# Dash A/C Vents



## hookemdevils22 (Mar 27, 2010)

I'm redoing the dash in my '66, and I'm wondering which vents to go with for my Vintage Air setup. Since I used stock-style 64-65 round vent bezels, I have the VA round (similar to this, but with a chrome ball) as well as square louvers (like this) that came with the kit. Below is what my dash looks like - keep in mind that I will replace the black cardboard insert with a piece of aluminium (I'm in the process of designing the insert, but couldn't wait to get her on the road).

I currently put the two rectangular vents in the dash, just below the heater/ac control. They are roughly as wide as the control opening, and about 2" tall (note the yellow outline in the first picture). I'm not quite sold on them, however. I'm wondering if the round vents wouldn't look better?

I'm strongly considering these, since they go fit with the 'black face, brushed-aluminium bezel' theme. Any opinions?

PS - I will update with more pics when I get home.


----------



## crustysack (Oct 5, 2008)

I think the round ones would look much better, I used the square ones in mine BUT 1- there was already a large radio hole cut 2-they came with the kit, so I ended up painting them black and mounting them in a carbon plate


----------



## Eric Animal (Oct 28, 2007)

There is a guy on e-bay that sells aluminul glove box inserts. Pretty cool. I will see if I can find his info...around $75


----------



## hookemdevils22 (Mar 27, 2010)

Well it's been a while (had other projects), but I've finally gotten going on my dash setup. I ordered the round bezels - crusty, you were right. They're spot-on with my speed hut gauges. I also designed a dash insert in AutoCAD, which is out being water-jetted. I'm going to glass bead blast it to shine it up a bit, and may anodize it black if I don't quite like the look (assuming it fits - I have access to a plotter at work, so I went through several paper iterations prior to this, but I still won't know until I fit the aluminum one up).

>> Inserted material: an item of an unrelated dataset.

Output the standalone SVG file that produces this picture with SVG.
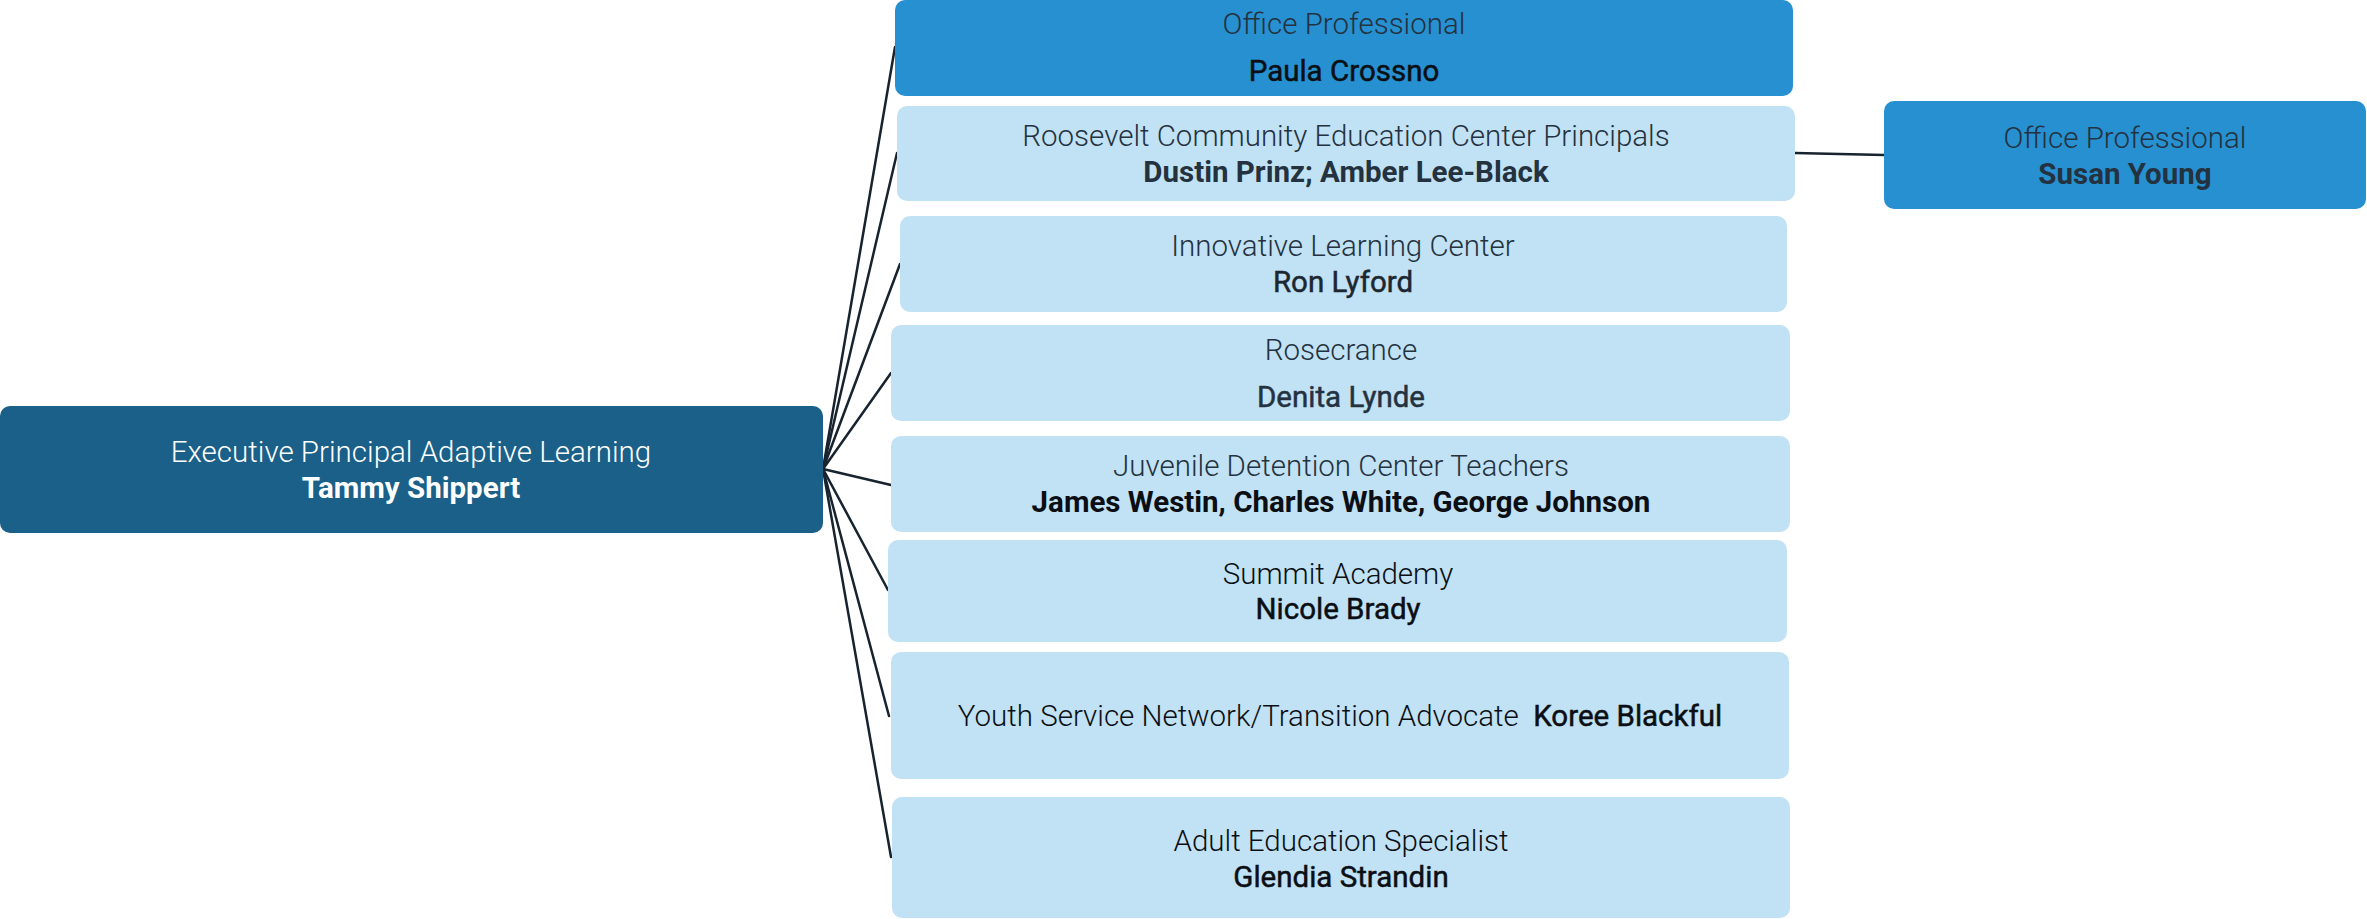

Here's a picture of a vent compared to my gauges:


----------



## hookemdevils22 (Mar 27, 2010)

Finally got it finished. Painted the outer bezel gloss black, and had a .064" aluminium insert water-jetted and powdercoated matte black. I epoxy'd the insert to the plastic bezel (though in retrospect, I should have used sheetmetal screws). All in all, I'm a fan of how it turned out. The A/C vents really match the Speedhut gauges. The two lower left holes are for the windshield wiper and headlight switches. I got aluminium knobs for each.


----------



## Indecision (Oct 24, 2010)

Nice job on the setup man, I would love to build something similar, but I want to use carbon fiber and autometer sport comp II gauges. Great work! Any chance I can get the CAD drawing of the template so I can use it to cut my CF?


----------



## crustysack (Oct 5, 2008)

that came out clean, looks really factory, nice job:cheers


----------